F is a function of time F(t) = Asin(ωt + φ)

where:

A, amplitude, the peak deviation of the function from zero.

t, time

ω = 2πf, angular frequency, the rate of change of the function argument in units of radians per second

φ , phase, specifies (in radians) where in its cycle the oscillation is at t = 0.

When φ is non-zero, the entire waveform appears to be shifted in time by the amount φ/ω seconds. A negative value represents a delay, and a positive value represents an advance.

In general, the function may also have a spatial variable x that represents the position on the dimension on which the wave propagates, and a characteristic parameter k called wave number (or angular wave number), which represents the proportionality between the angular frequency ω and the linear speed (speed of propagation) ν; a non-zero center amplitude, D which is

y ( x , t ) = A sin( k x − ω t + φ ) + D, if the wave is moving to the right

y ( x , t ) = A sin( k x + ω t + φ ) + D, if the wave is moving to the left.
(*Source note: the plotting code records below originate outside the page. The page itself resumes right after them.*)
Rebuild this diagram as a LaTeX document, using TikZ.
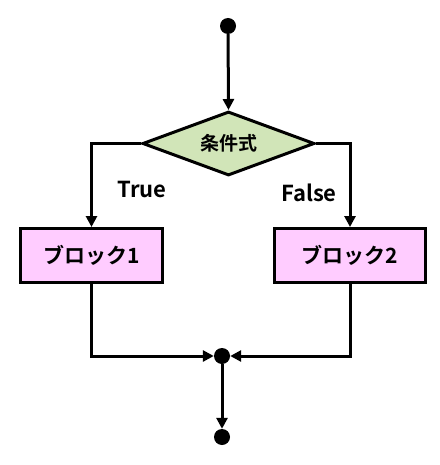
\documentclass[tikz,border=0pt]{standalone}
\usepackage{fontspec}
\setmainfont{Noto Sans CJK JP}[BoldFont={* Bold}]
\usepackage{tikz}
\usetikzlibrary{
	shapes.geometric,
	arrows.meta,
	calc}

\definecolor{condgreen}{RGB}{209,229,184}
\definecolor{blockpink}{RGB}{255,204,255}

\tikzset{
	flow/.style={line width=3pt, -{Triangle[length=11pt,width=11pt]}},
	dot/.style={circle, fill=black, inner sep=0pt, minimum size=16pt},
	cond/.style={diamond, draw, line width=3pt, fill=condgreen, inner sep=0pt,
		shape aspect=2.7, minimum width=172pt, minimum height=64pt,
		font=\fontsize{19}{19}\selectfont\bfseries},
	block/.style={rectangle, draw, line width=3pt, fill=blockpink,
		minimum height=54pt, font=\fontsize{21}{21}\selectfont\bfseries},
	lbl/.style={font=\fontsize{22}{22}\selectfont\bfseries}
}

\begin{document}
\begin{tikzpicture}[x=1pt, y=-1pt]
      \useasboundingbox (0,0) rectangle (439,465);

      \node[dot] (Start) at (228,26) {};

      \node[cond] (Cond) at (228.5,143.5) {条件式};

      \node[block, minimum width=142pt] (B1) at (91.5,255.5) {ブロック1};
      \node[block, minimum width=151pt] (B2) at (350,255.5) {ブロック2};

      \node[lbl] (T) at (142,190) {True};
      \node[lbl] (F) at (309,193) {False};

      \node[dot] (Merge) at (222,356) {};
      \node[dot] (End) at (222,437) {};

      \draw [flow] (Start)      to (Cond.north);
      \draw [flow] (Cond.west)  -| (B1.north);
      \draw [flow] (Cond.east)  -| (B2.north);
      \draw [flow] (B1.south)   |- (Merge);
      \draw [flow] (B2.south)   |- (Merge);
      \draw [flow] (Merge)      to (End);
\end{tikzpicture}
\end{document}
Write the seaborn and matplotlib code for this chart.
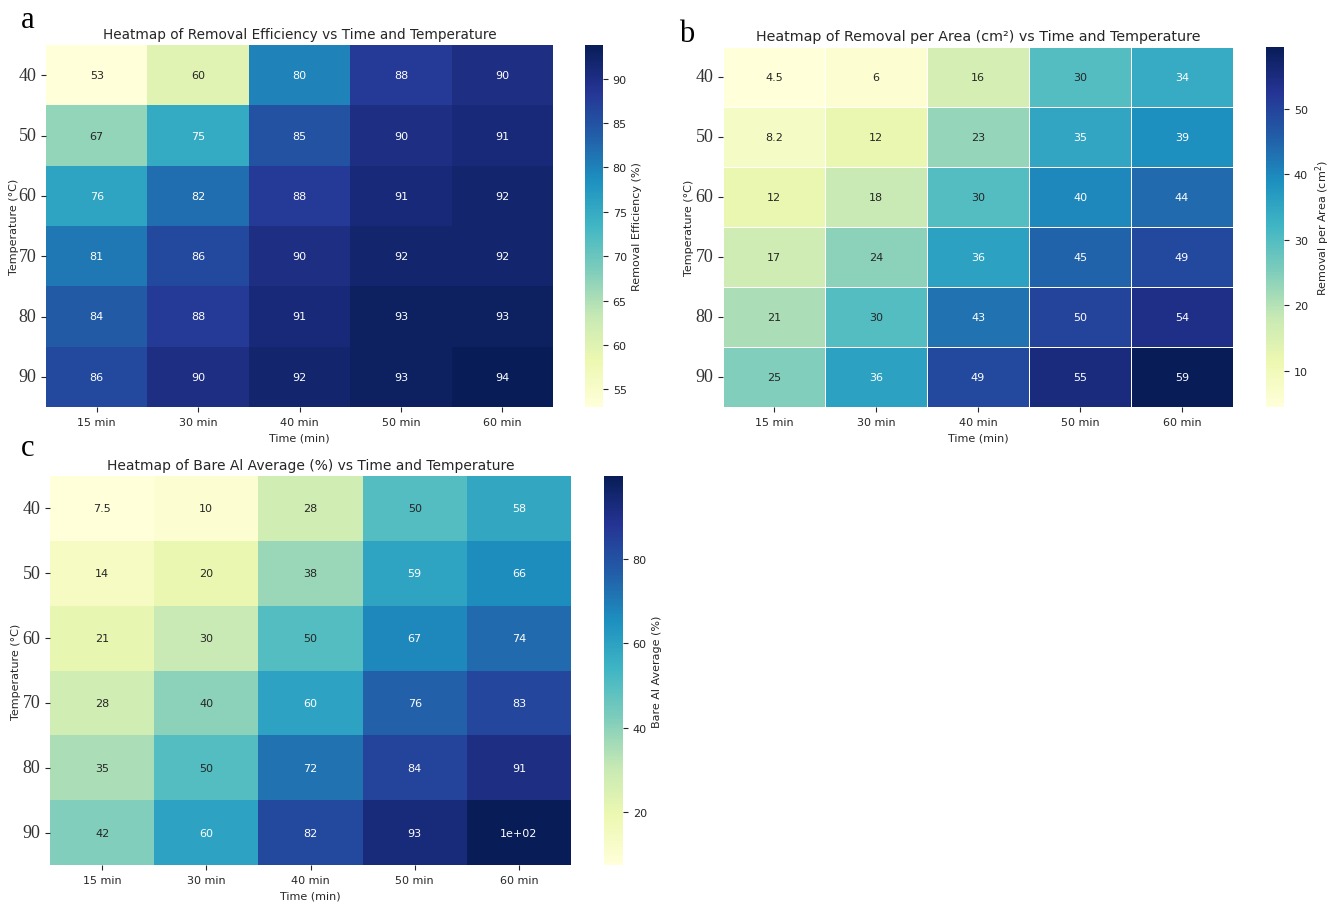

The wavenumber is related to the angular frequency by:.

k = ω/v = 2πf/v = 2π/λ

Other Trigonometric Functions

The other trig functions can be defined in terms of the sine function according to the various identity relations.

Euler

A very useful formula for technology is the Euler formula, which relates exponentials, complex numbers and trig functions.

e^ix = cos x + i sin x

This equation should be memorized since it will be used many times in various forms.

Root of Unity

A great way to get into complex numbers is via a root of unity, which is a number that satisfies the equation:

zⁿ = 1, where n is a positive integer

These roots are:

e^2kπi/n, where k goes from 0 to n-1 (so there are n roots)

using Euler's formula gives:

e^2kπi/n = cos(2kπ/n) + isin(2kπ/n)

example: roots of x³ are e^2iπ/3, e^4iπ/3,e^6iπ/3